- Dataset records:

↓

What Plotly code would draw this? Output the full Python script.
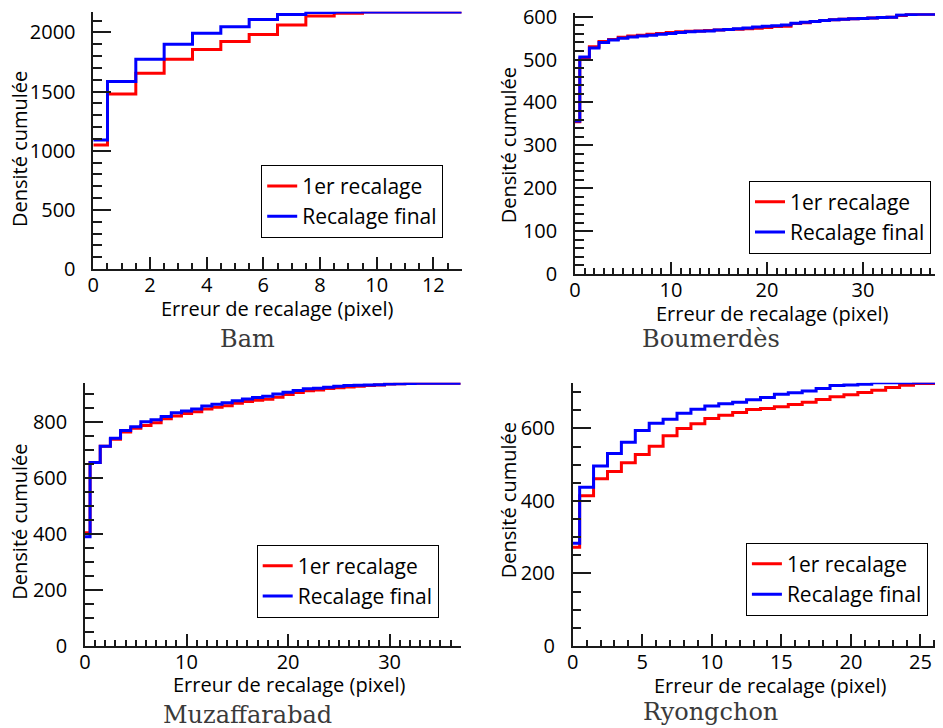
import plotly.graph_objects as go

# ---------------- data (cumulative counts per 1-pixel error bin) ----------------
bam_red = [1048, 1479, 1654, 1772, 1856, 1924, 1983, 2062, 2138, 2161, 2172, 2172, 2172, 2172]
bam_blue = [1090, 1586, 1772, 1899, 1992, 2048, 2110, 2152, 2169, 2172, 2172, 2172, 2172, 2172]

boum_red = [355, 502, 530, 542, 547, 552, 555, 557, 559, 561, 563, 565, 566, 567, 568, 569, 570,
            571, 572, 573, 575, 577, 578, 584, 586, 589, 591, 593, 594, 595, 596, 597, 598, 599,
            603, 605, 606, 606, 607]
boum_blue = [357, 506, 527, 540, 546, 550, 553, 555, 557, 559, 561, 563, 565, 566, 567, 569, 570,
             572, 574, 576, 578, 579, 581, 585, 587, 589, 591, 593, 594, 595, 596, 597, 598, 599,
             604, 605, 606, 606, 607]

muz_red = [404, 655, 713, 738, 764, 777, 787, 797, 811, 821, 830, 836, 846, 852, 858, 867, 873,
           877, 881, 888, 898, 905, 911, 914, 919, 922, 925, 927, 930, 932, 935, 936, 937, 938,
           938, 938, 938, 938]
muz_blue = [390, 655, 713, 742, 769, 783, 801, 808, 819, 833, 839, 846, 857, 863, 868, 876, 882,
            887, 892, 900, 906, 912, 918, 920, 924, 927, 930, 931, 932, 933, 935, 936, 937, 938,
            938, 938, 938, 938]

ryo_red = [272, 414, 461, 481, 505, 528, 551, 580, 600, 613, 627, 636, 644, 652, 655, 660, 666,
           672, 680, 687, 693, 699, 705, 713, 719, 724, 724]
ryo_blue = [283, 438, 496, 531, 562, 594, 614, 625, 642, 653, 662, 668, 672, 679, 685, 694, 698,
            703, 710, 718, 720, 722, 726, 726, 726, 726, 726]

panel_names = ["Bam", "Boumerdès", "Muzaffarabad", "Ryongchon"]
x_max = [13, 38.3, 37.0, 26.6]
y_max = [2175, 608, 940, 726]
x_dtick = [2, 10, 10, 5]
x_minor = [0.5, 1, 1, 1]
y_dtick = [500, 100, 200, 200]
y_minor = [100, 20, 50, 50]

series_red = [bam_red, boum_red, muz_red, ryo_red]
series_blue = [bam_blue, boum_blue, muz_blue, ryo_blue]

legend_names = ["1er recalage", "Recalage final"]
x_title = "Erreur de recalage (pixel)"
y_title = "Densité cumulée"

# ---------------- layout geometry (page pixels; page body has an 8 px margin) ----------------
OFF = 8
W, H = 943 - OFF, 728 - OFF
boxes = [(93.3, 461.7, 11.7, 269.0),
         (575.0, 942.7, 13.3, 274.0),
         (85.0, 460.7, 382.7, 646.0),
         (572.7, 942.7, 382.7, 646.0)]
legend_ctr = [(352.2, 201.3), (840.0, 217.0), (347.7, 581.0), (836.9, 579.2)]
label_pos = [(247.7, 339), (710.8, 339), (247.5, 715), (710.8, 712)]
xtitle_pos = [(277.0, 308.0), (771.7, 313.3), (288.8, 684.3), (770.3, 685.0)]
ytitle_pos = [(20.0, 149.0), (508.3, 145.0), (20.0, 521.7), (508.3, 500.0)]
ymaj_len = [18, 18, 18, 19]

SANS = "Open Sans"
FS = 19


def px(x):
    return (x - OFF) / W


def py(y):
    return 1 - (y - OFF) / H


def edges(vals, xmax):
    xs = [0.0] + [i - 0.5 for i in range(1, len(vals))] + [xmax]
    ys = list(vals) + [vals[-1]]
    return xs, ys


fig = go.Figure()
annotations = []
layout = dict(
    template="none",
    width=W, height=H, margin=dict(l=0, r=0, t=0, b=0, autoexpand=False),
    paper_bgcolor="white", plot_bgcolor="white",
    font=dict(family=SANS, size=FS, color="black"),
)

for k in range(4):
    sfx = "" if k == 0 else str(k + 1)
    leg = "legend" if k == 0 else "legend" + str(k + 1)
    for vals, col, nm in [(series_red[k], "#ff0000", legend_names[0]),
                          (series_blue[k], "#0000ff", legend_names[1])]:
        xs, ys = edges(vals, x_max[k])
        fig.add_trace(go.Scatter(
            x=xs, y=ys, mode="lines", line=dict(color=col, width=3, shape="hv"),
            name=nm, xaxis="x" + sfx, yaxis="y" + sfx, legend=leg, showlegend=True,
        ))
    l, r, t, b = boxes[k]
    layout["xaxis" + sfx] = dict(
        domain=[px(l), px(r)], anchor="y" + sfx, range=[0, x_max[k]], automargin=False,
        showline=True, linecolor="#1a1a1a", linewidth=1.5, showgrid=False, zeroline=False,
        ticks="inside", ticklen=12, tickwidth=1.5, tickcolor="#1a1a1a",
        tick0=0, dtick=x_dtick[k], ticklabelstandoff=-3, ticklabeloverflow="allow",
        minor=dict(ticks="inside", ticklen=6, tickwidth=1.5, tickcolor="#1a1a1a",
                   dtick=x_minor[k], tick0=0, showgrid=False),
        tickfont=dict(size=FS + 1),
    )
    layout["yaxis" + sfx] = dict(
        domain=[py(b), py(t)], anchor="x" + sfx, range=[0, y_max[k]], automargin=False,
        showline=True, linecolor="#1a1a1a", linewidth=1.5, showgrid=False, zeroline=False,
        ticks="inside", ticklen=ymaj_len[k], tickwidth=1.5, tickcolor="#1a1a1a",
        tick0=0, dtick=y_dtick[k], ticklabelstandoff=12, ticklabeloverflow="allow",
        minor=dict(ticks="inside", ticklen=9, tickwidth=1.5, tickcolor="#1a1a1a",
                   dtick=y_minor[k], tick0=0, showgrid=False),
        tickfont=dict(size=FS + 1),
    )
    lx, ly = legend_ctr[k]
    layout[leg] = dict(
        x=px(lx), y=py(ly), xanchor="center", yanchor="middle",
        bordercolor="black", borderwidth=1, bgcolor="white",
        font=dict(family=SANS, size=FS + 2, color="black"),
        tracegroupgap=0,
    )
    tx, ty = xtitle_pos[k]
    annotations.append(dict(
        text=x_title, x=px(tx), y=py(ty), xref="paper", yref="paper",
        xanchor="center", yanchor="middle", showarrow=False,
        font=dict(family=SANS, size=FS + 1, color="black"),
    ))
    tx, ty = ytitle_pos[k]
    annotations.append(dict(
        text=y_title, x=px(tx), y=py(ty), xref="paper", yref="paper", textangle=-90,
        xanchor="center", yanchor="middle", showarrow=False,
        font=dict(family=SANS, size=FS + 1, color="black"),
    ))
    cx, cy = label_pos[k]
    annotations.append(dict(
        text=panel_names[k], x=px(cx), y=py(cy), xref="paper", yref="paper",
        xanchor="center", yanchor="middle", showarrow=False,
        font=dict(family="DejaVu Serif", size=24, color="#3a3a3a"),
    ))

layout["annotations"] = annotations
fig.update_layout(**layout)
fig.write_html("out.html")
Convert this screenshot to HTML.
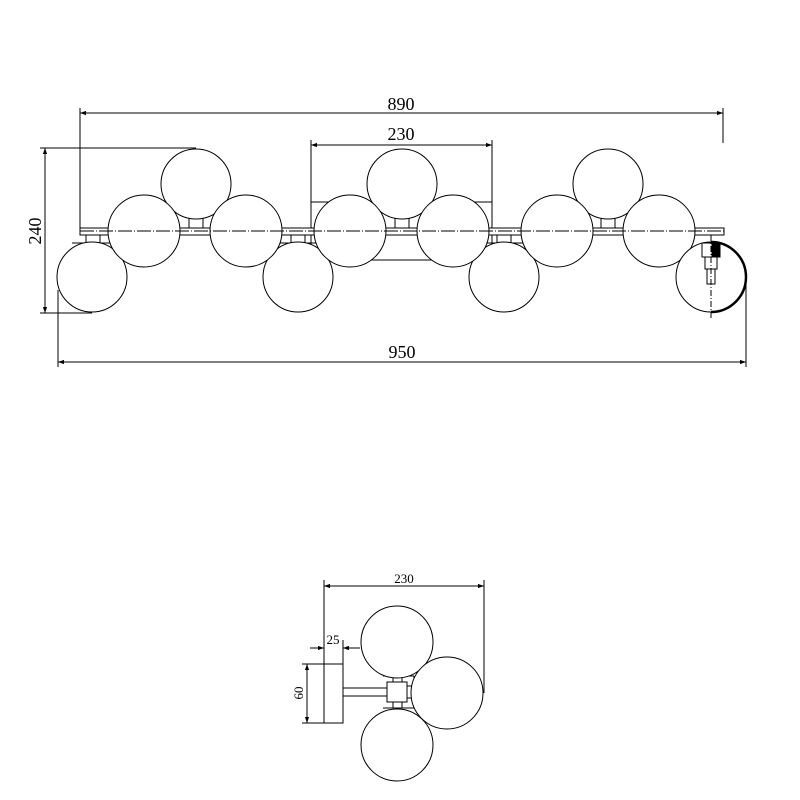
<!DOCTYPE html>
<html><head><style>body{margin:0;background:#fff}svg{display:block}text{font-family:"Liberation Serif",serif;fill:#000}</style></head><body>
<svg width="800" height="800" viewBox="0 0 800 800" xmlns="http://www.w3.org/2000/svg">
<defs><marker id="a" viewBox="0 0 10 10" refX="10" refY="5" markerWidth="14" markerHeight="6" markerUnits="userSpaceOnUse" orient="auto-start-reverse"><path d="M0,1.5L10,5L0,8.5Z" fill="#000"/></marker></defs>
<g stroke="#000" stroke-width="1" fill="none">
<!-- dims top -->
<line x1="80" y1="108" x2="80" y2="228"/><line x1="723" y1="108" x2="723" y2="143"/>
<line x1="80" y1="113" x2="723" y2="113" marker-start="url(#a)" marker-end="url(#a)"/>
<line x1="311" y1="140" x2="311" y2="202"/><line x1="492" y1="140" x2="492" y2="202"/>
<line x1="311" y1="145" x2="492" y2="145" marker-start="url(#a)" marker-end="url(#a)"/>
<line x1="40" y1="148" x2="196" y2="148"/><line x1="40" y1="313" x2="92" y2="313"/>
<line x1="45" y1="148" x2="45" y2="313" marker-start="url(#a)" marker-end="url(#a)"/>
<line x1="58" y1="290" x2="58" y2="367"/><line x1="746" y1="277" x2="746" y2="367"/>
<line x1="58" y1="362" x2="746" y2="362" marker-start="url(#a)" marker-end="url(#a)"/>
<!-- mount plate -->
<rect x="311" y="202" width="181" height="58"/>
<!-- rail -->
<rect x="80" y="228" width="644" height="7" fill="#fff"/>
<!-- stems -->
<rect x="189" y="213" width="14" height="15" fill="#fff"/><rect x="395" y="213" width="14" height="15" fill="#fff"/><rect x="601" y="213" width="14" height="15" fill="#fff"/>
<rect x="86" y="235" width="14" height="8" fill="#fff"/><rect x="291" y="235" width="14" height="8" fill="#fff"/><rect x="497" y="235" width="14" height="8" fill="#fff"/>
<line x1="176" y1="213" x2="216" y2="213"/><line x1="382" y1="213" x2="422" y2="213"/><line x1="588" y1="213" x2="628" y2="213"/>
<line x1="72" y1="243" x2="112" y2="243"/><line x1="278" y1="243" x2="318" y2="243"/><line x1="484" y1="243" x2="524" y2="243"/>
<g fill="#fff">
<circle cx="196" cy="184" r="35"/><circle cx="402" cy="184" r="35"/><circle cx="608" cy="184" r="35"/>
<circle cx="92" cy="277" r="35"/><circle cx="298" cy="277" r="35"/><circle cx="504" cy="277" r="35"/>
<circle cx="144" cy="231" r="36"/><circle cx="246" cy="231" r="36"/><circle cx="350" cy="231" r="36"/><circle cx="453" cy="231" r="36"/><circle cx="557" cy="231" r="36"/><circle cx="659" cy="231" r="36"/>
<circle cx="711" cy="277" r="35"/>
</g>
<path d="M711,242 A35,35 0 0 1 711,312" stroke-width="2.5"/>
<rect x="702" y="243" width="18" height="14" fill="#fff"/><rect x="712" y="243" width="8" height="14" fill="#000"/>
<rect x="705" y="257" width="12" height="12"/><rect x="707" y="269" width="8" height="15"/>
<line x1="711" y1="235" x2="711" y2="320" stroke-dasharray="6,2,1,2"/>
<line x1="80" y1="231" x2="724" y2="231" stroke-dasharray="14,2,1,2"/>
<!-- bottom view -->
<line x1="324" y1="580" x2="324" y2="723"/><line x1="484" y1="580" x2="484" y2="693"/>
<line x1="324" y1="586" x2="484" y2="586" marker-start="url(#a)" marker-end="url(#a)"/>
<line x1="343" y1="640" x2="343" y2="664"/>
<line x1="310" y1="648" x2="324" y2="648" marker-end="url(#a)"/><line x1="360" y1="648" x2="343" y2="648" marker-end="url(#a)"/>
<line x1="302" y1="664" x2="324" y2="664"/><line x1="302" y1="723" x2="324" y2="723"/>
<line x1="307" y1="664" x2="307" y2="723" marker-start="url(#a)" marker-end="url(#a)"/>
<rect x="324" y="664" width="19" height="59"/>
<rect x="343" y="688" width="44" height="8"/>
<rect x="387" y="682" width="20" height="20"/><rect x="393" y="676" width="9" height="6"/><rect x="393" y="702" width="9" height="6"/><rect x="407" y="686" width="5" height="12"/>
<line x1="383" y1="676" x2="414" y2="676"/><line x1="383" y1="708" x2="414" y2="708"/>
<line x1="414" y1="676" x2="414" y2="708"/>
<g fill="#fff"><circle cx="397" cy="642" r="36"/><circle cx="447" cy="693" r="36"/><circle cx="397" cy="745" r="36"/></g>
</g>
<text x="401" y="110" font-size="18" text-anchor="middle">890</text>
<text x="401" y="140" font-size="18" text-anchor="middle">230</text>
<text x="402" y="358" font-size="18" text-anchor="middle">950</text>
<text transform="translate(41,231) rotate(-90)" font-size="18" text-anchor="middle">240</text>
<text x="404" y="583" font-size="13" text-anchor="middle">230</text>
<text x="333" y="644" font-size="13" text-anchor="middle">25</text>
<text transform="translate(303,693) rotate(-90)" font-size="13" text-anchor="middle">60</text>
</svg>
</body></html>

↑

- Written instruction:
Please list every line of the records that contains "this".

- Solution:
What Plotly code would draw this? Output the full Python script.
Convert this screenshot to HTML.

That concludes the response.